Pirlo ha evidenziato che si sono esempi virtuosi di allevamenti che hanno ridotto le emissioni di gas serra e che hanno mantenuto o migliorato la loro competitività economica. «Nel 2016 – ha aggiunto – è stato avviato un progetto europeo con l’obiettivo di ridurre l’impronta di carbonio del 15%. 120 allevamenti italiani coinvolti distribuiti tra il Veneto e il Piemonte, sono riusciti in due anni, a diminuire le emissioni dell’11% in media, dopo aver adottato misure riguardanti soprattutto il benessere degli animali. Questo dimostra che si può fare molto migliorando anche il bilancio dell’azienda».

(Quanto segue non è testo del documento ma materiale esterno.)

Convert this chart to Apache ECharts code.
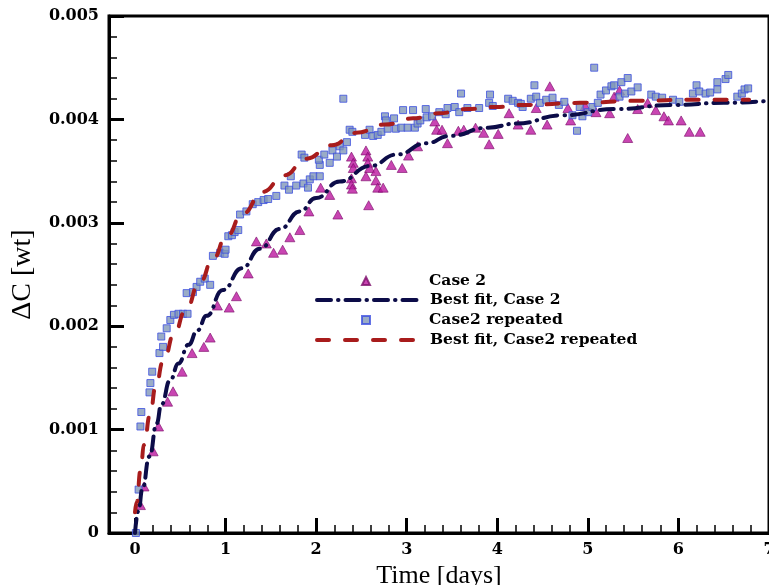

Lorenzo Rizzieri ha raccontato la sua passione per il proprio lavoro di macellaio e di come lo divulga attraverso i social network e il suo libro rivolto ai consumatori «cercando di far conoscere il lavoro degli agricoltori e allevatori che è fatto di persone preparate. Quando sono tornato nel 2010 nella macelleria di famiglia, che si trova in un paesino della provincia di Ferrara eravamo in tre a lavorare ora siamo in 12 grazie alla comunicazione costante e trasparente sull’attività, sul comparto agricolo e sui nostri fornitori. Periodicamente porto i clienti a visitare gli allevamenti non solo di bovini per far vedere il lavoro reale».